*STORED DATA*
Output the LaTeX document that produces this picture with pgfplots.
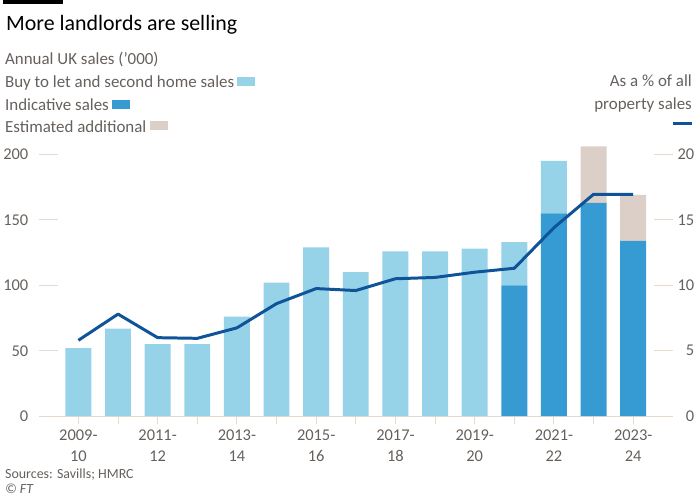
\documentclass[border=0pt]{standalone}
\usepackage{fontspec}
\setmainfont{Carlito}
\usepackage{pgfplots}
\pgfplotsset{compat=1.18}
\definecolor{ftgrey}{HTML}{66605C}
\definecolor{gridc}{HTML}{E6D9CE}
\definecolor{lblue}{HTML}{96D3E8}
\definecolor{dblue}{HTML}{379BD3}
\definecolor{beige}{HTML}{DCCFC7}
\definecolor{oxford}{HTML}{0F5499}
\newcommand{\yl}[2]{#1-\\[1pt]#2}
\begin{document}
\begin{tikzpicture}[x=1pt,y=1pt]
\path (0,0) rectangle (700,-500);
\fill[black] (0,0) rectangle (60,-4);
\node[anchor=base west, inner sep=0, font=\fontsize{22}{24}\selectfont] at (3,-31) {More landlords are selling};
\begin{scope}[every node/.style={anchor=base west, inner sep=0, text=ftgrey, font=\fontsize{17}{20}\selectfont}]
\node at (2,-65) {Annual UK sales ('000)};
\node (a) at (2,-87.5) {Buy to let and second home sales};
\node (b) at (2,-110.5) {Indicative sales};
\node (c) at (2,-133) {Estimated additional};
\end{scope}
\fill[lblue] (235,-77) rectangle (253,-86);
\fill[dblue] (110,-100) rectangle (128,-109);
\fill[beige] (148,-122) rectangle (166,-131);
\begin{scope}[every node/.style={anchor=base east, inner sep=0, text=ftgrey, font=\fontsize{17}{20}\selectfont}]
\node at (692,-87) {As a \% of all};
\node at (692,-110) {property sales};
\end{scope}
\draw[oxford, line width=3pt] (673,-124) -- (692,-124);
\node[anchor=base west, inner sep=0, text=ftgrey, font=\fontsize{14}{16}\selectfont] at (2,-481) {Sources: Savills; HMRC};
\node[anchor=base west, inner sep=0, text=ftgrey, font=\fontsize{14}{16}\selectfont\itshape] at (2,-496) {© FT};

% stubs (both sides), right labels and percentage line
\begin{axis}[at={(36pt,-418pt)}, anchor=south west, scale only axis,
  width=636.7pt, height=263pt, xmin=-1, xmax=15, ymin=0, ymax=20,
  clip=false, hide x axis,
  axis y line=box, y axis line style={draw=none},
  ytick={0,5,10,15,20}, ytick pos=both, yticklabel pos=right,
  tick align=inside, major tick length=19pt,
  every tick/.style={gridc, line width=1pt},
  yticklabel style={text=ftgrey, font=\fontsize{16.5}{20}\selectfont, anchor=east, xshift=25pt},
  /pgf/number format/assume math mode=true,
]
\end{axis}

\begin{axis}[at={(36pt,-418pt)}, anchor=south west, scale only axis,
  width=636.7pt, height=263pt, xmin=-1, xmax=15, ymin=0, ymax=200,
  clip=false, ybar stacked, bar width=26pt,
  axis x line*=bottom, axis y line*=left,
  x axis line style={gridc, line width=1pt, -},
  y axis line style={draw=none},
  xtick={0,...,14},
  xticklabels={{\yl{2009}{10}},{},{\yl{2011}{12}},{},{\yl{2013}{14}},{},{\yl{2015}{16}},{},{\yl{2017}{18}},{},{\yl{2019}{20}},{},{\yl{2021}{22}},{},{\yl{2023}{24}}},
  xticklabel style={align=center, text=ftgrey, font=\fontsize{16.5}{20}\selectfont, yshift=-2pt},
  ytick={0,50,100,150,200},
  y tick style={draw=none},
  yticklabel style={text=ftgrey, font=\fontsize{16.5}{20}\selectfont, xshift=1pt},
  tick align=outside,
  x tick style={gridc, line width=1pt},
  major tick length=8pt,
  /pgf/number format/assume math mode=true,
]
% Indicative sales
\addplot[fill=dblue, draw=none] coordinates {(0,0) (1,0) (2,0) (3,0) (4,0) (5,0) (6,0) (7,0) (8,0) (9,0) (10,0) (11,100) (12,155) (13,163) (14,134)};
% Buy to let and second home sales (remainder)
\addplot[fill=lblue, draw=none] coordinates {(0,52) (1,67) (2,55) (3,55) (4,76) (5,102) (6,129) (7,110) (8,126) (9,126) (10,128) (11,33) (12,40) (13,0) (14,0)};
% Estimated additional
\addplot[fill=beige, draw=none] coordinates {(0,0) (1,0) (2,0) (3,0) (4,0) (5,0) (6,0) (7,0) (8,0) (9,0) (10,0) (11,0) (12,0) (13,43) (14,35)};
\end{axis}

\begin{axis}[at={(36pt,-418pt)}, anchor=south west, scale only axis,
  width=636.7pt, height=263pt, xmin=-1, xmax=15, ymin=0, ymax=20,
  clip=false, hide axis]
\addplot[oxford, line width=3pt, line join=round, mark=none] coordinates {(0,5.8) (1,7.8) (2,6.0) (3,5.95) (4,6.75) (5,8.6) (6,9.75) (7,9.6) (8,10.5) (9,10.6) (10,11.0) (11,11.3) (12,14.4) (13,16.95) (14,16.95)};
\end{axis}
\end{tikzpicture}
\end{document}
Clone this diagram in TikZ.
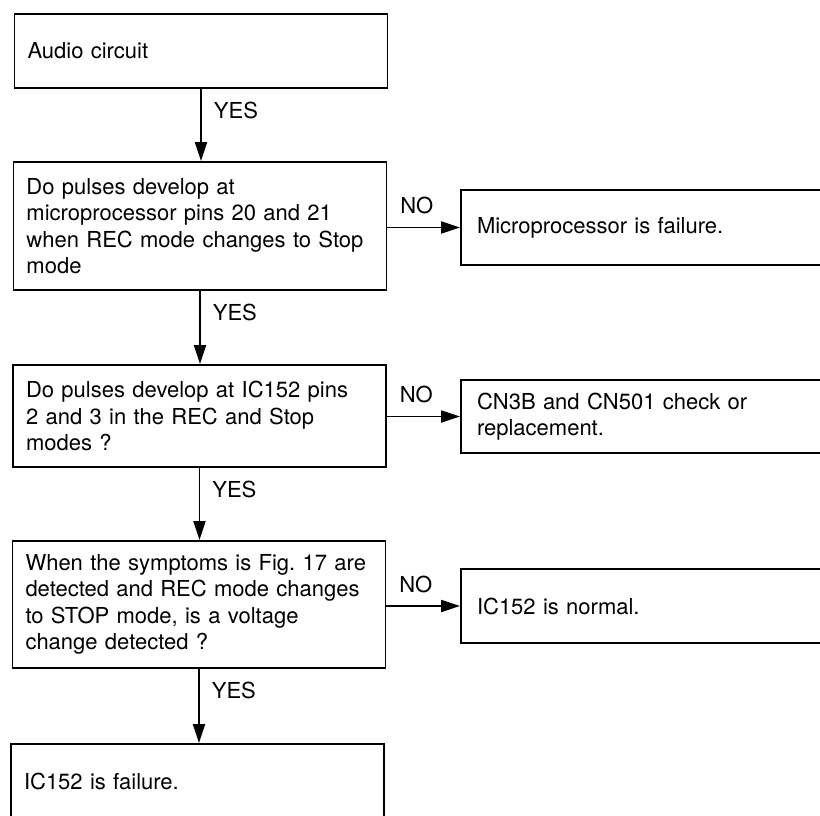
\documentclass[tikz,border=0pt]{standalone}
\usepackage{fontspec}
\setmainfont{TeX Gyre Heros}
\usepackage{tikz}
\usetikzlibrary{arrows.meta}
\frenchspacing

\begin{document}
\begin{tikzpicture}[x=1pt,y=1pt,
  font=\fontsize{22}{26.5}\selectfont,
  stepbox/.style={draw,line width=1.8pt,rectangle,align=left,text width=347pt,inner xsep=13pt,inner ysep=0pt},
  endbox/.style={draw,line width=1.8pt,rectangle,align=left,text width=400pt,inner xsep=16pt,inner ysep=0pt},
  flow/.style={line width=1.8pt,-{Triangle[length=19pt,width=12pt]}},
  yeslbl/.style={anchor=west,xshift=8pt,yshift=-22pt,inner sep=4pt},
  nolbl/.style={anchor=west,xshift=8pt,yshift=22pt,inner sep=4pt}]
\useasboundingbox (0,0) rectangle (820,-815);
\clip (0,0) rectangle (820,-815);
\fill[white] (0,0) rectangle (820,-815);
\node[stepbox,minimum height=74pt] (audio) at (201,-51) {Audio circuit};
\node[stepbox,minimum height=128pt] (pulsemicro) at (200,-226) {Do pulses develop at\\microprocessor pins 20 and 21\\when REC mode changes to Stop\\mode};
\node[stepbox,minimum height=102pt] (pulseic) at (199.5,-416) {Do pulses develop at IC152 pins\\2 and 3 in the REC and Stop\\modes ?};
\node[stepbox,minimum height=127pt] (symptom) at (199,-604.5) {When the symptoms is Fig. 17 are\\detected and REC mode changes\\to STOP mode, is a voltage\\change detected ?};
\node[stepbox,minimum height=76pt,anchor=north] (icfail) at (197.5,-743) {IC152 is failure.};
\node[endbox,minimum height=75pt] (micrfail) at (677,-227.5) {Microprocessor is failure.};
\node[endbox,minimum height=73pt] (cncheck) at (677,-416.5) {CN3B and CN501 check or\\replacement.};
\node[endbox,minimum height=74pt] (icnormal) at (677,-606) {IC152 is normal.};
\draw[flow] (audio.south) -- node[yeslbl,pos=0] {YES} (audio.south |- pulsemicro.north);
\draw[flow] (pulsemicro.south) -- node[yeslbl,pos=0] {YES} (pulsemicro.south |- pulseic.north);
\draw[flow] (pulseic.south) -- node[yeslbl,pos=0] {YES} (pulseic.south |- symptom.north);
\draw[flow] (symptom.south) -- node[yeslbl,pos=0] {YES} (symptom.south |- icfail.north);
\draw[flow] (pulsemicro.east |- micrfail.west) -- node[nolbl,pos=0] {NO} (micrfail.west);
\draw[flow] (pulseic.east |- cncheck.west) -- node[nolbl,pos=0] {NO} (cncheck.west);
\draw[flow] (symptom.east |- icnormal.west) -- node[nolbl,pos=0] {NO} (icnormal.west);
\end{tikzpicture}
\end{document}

*WORK REQUIRED*
Output the material word for word, omitting its pictures.

*ANSWER TO THE TASK*
Output the LaTeX document that produces this picture with pgfplots.
\documentclass[border=0pt]{standalone}
\usepackage{fontspec}
\setmainfont{Carlito}
\usepackage{pgfplots}
\pgfplotsset{compat=1.18}
\definecolor{ftgrey}{HTML}{66605C}
\definecolor{gridc}{HTML}{E6D9CE}
\definecolor{lblue}{HTML}{96D3E8}
\definecolor{dblue}{HTML}{379BD3}
\definecolor{beige}{HTML}{DCCFC7}
\definecolor{oxford}{HTML}{0F5499}
\newcommand{\yl}[2]{#1-\\[1pt]#2}
\begin{document}
\begin{tikzpicture}[x=1pt,y=1pt]
\path (0,0) rectangle (700,-500);
\fill[black] (0,0) rectangle (60,-4);
\node[anchor=base west, inner sep=0, font=\fontsize{22}{24}\selectfont] at (3,-31) {More landlords are selling};
\begin{scope}[every node/.style={anchor=base west, inner sep=0, text=ftgrey, font=\fontsize{17}{20}\selectfont}]
\node at (2,-65) {Annual UK sales ('000)};
\node (a) at (2,-87.5) {Buy to let and second home sales};
\node (b) at (2,-110.5) {Indicative sales};
\node (c) at (2,-133) {Estimated additional};
\end{scope}
\fill[lblue] (235,-77) rectangle (253,-86);
\fill[dblue] (110,-100) rectangle (128,-109);
\fill[beige] (148,-122) rectangle (166,-131);
\begin{scope}[every node/.style={anchor=base east, inner sep=0, text=ftgrey, font=\fontsize{17}{20}\selectfont}]
\node at (692,-87) {As a \% of all};
\node at (692,-110) {property sales};
\end{scope}
\draw[oxford, line width=3pt] (673,-124) -- (692,-124);
\node[anchor=base west, inner sep=0, text=ftgrey, font=\fontsize{14}{16}\selectfont] at (2,-481) {Sources: Savills; HMRC};
\node[anchor=base west, inner sep=0, text=ftgrey, font=\fontsize{14}{16}\selectfont\itshape] at (2,-496) {© FT};

% stubs (both sides), right labels and percentage line
\begin{axis}[at={(36pt,-418pt)}, anchor=south west, scale only axis,
  width=636.7pt, height=263pt, xmin=-1, xmax=15, ymin=0, ymax=20,
  clip=false, hide x axis,
  axis y line=box, y axis line style={draw=none},
  ytick={0,5,10,15,20}, ytick pos=both, yticklabel pos=right,
  tick align=inside, major tick length=19pt,
  every tick/.style={gridc, line width=1pt},
  yticklabel style={text=ftgrey, font=\fontsize{16.5}{20}\selectfont, anchor=east, xshift=25pt},
  /pgf/number format/assume math mode=true,
]
\end{axis}

\begin{axis}[at={(36pt,-418pt)}, anchor=south west, scale only axis,
  width=636.7pt, height=263pt, xmin=-1, xmax=15, ymin=0, ymax=200,
  clip=false, ybar stacked, bar width=26pt,
  axis x line*=bottom, axis y line*=left,
  x axis line style={gridc, line width=1pt, -},
  y axis line style={draw=none},
  xtick={0,...,14},
  xticklabels={{\yl{2009}{10}},{},{\yl{2011}{12}},{},{\yl{2013}{14}},{},{\yl{2015}{16}},{},{\yl{2017}{18}},{},{\yl{2019}{20}},{},{\yl{2021}{22}},{},{\yl{2023}{24}}},
  xticklabel style={align=center, text=ftgrey, font=\fontsize{16.5}{20}\selectfont, yshift=-2pt},
  ytick={0,50,100,150,200},
  y tick style={draw=none},
  yticklabel style={text=ftgrey, font=\fontsize{16.5}{20}\selectfont, xshift=1pt},
  tick align=outside,
  x tick style={gridc, line width=1pt},
  major tick length=8pt,
  /pgf/number format/assume math mode=true,
]
% Indicative sales
\addplot[fill=dblue, draw=none] coordinates {(0,0) (1,0) (2,0) (3,0) (4,0) (5,0) (6,0) (7,0) (8,0) (9,0) (10,0) (11,100) (12,155) (13,163) (14,134)};
% Buy to let and second home sales (remainder)
\addplot[fill=lblue, draw=none] coordinates {(0,52) (1,67) (2,55) (3,55) (4,76) (5,102) (6,129) (7,110) (8,126) (9,126) (10,128) (11,33) (12,40) (13,0) (14,0)};
% Estimated additional
\addplot[fill=beige, draw=none] coordinates {(0,0) (1,0) (2,0) (3,0) (4,0) (5,0) (6,0) (7,0) (8,0) (9,0) (10,0) (11,0) (12,0) (13,43) (14,35)};
\end{axis}

\begin{axis}[at={(36pt,-418pt)}, anchor=south west, scale only axis,
  width=636.7pt, height=263pt, xmin=-1, xmax=15, ymin=0, ymax=20,
  clip=false, hide axis]
\addplot[oxford, line width=3pt, line join=round, mark=none] coordinates {(0,5.8) (1,7.8) (2,6.0) (3,5.95) (4,6.75) (5,8.6) (6,9.75) (7,9.6) (8,10.5) (9,10.6) (10,11.0) (11,11.3) (12,14.4) (13,16.95) (14,16.95)};
\end{axis}
\end{tikzpicture}
\end{document}
Clone this diagram in TikZ.
\documentclass[tikz,border=0pt]{standalone}
\usepackage{fontspec}
\setmainfont{TeX Gyre Heros}
\usepackage{tikz}
\usetikzlibrary{arrows.meta}
\frenchspacing

\begin{document}
\begin{tikzpicture}[x=1pt,y=1pt,
  font=\fontsize{22}{26.5}\selectfont,
  stepbox/.style={draw,line width=1.8pt,rectangle,align=left,text width=347pt,inner xsep=13pt,inner ysep=0pt},
  endbox/.style={draw,line width=1.8pt,rectangle,align=left,text width=400pt,inner xsep=16pt,inner ysep=0pt},
  flow/.style={line width=1.8pt,-{Triangle[length=19pt,width=12pt]}},
  yeslbl/.style={anchor=west,xshift=8pt,yshift=-22pt,inner sep=4pt},
  nolbl/.style={anchor=west,xshift=8pt,yshift=22pt,inner sep=4pt}]
\useasboundingbox (0,0) rectangle (820,-815);
\clip (0,0) rectangle (820,-815);
\fill[white] (0,0) rectangle (820,-815);
\node[stepbox,minimum height=74pt] (audio) at (201,-51) {Audio circuit};
\node[stepbox,minimum height=128pt] (pulsemicro) at (200,-226) {Do pulses develop at\\microprocessor pins 20 and 21\\when REC mode changes to Stop\\mode};
\node[stepbox,minimum height=102pt] (pulseic) at (199.5,-416) {Do pulses develop at IC152 pins\\2 and 3 in the REC and Stop\\modes ?};
\node[stepbox,minimum height=127pt] (symptom) at (199,-604.5) {When the symptoms is Fig. 17 are\\detected and REC mode changes\\to STOP mode, is a voltage\\change detected ?};
\node[stepbox,minimum height=76pt,anchor=north] (icfail) at (197.5,-743) {IC152 is failure.};
\node[endbox,minimum height=75pt] (micrfail) at (677,-227.5) {Microprocessor is failure.};
\node[endbox,minimum height=73pt] (cncheck) at (677,-416.5) {CN3B and CN501 check or\\replacement.};
\node[endbox,minimum height=74pt] (icnormal) at (677,-606) {IC152 is normal.};
\draw[flow] (audio.south) -- node[yeslbl,pos=0] {YES} (audio.south |- pulsemicro.north);
\draw[flow] (pulsemicro.south) -- node[yeslbl,pos=0] {YES} (pulsemicro.south |- pulseic.north);
\draw[flow] (pulseic.south) -- node[yeslbl,pos=0] {YES} (pulseic.south |- symptom.north);
\draw[flow] (symptom.south) -- node[yeslbl,pos=0] {YES} (symptom.south |- icfail.north);
\draw[flow] (pulsemicro.east |- micrfail.west) -- node[nolbl,pos=0] {NO} (micrfail.west);
\draw[flow] (pulseic.east |- cncheck.west) -- node[nolbl,pos=0] {NO} (cncheck.west);
\draw[flow] (symptom.east |- icnormal.west) -- node[nolbl,pos=0] {NO} (icnormal.west);
\end{tikzpicture}
\end{document}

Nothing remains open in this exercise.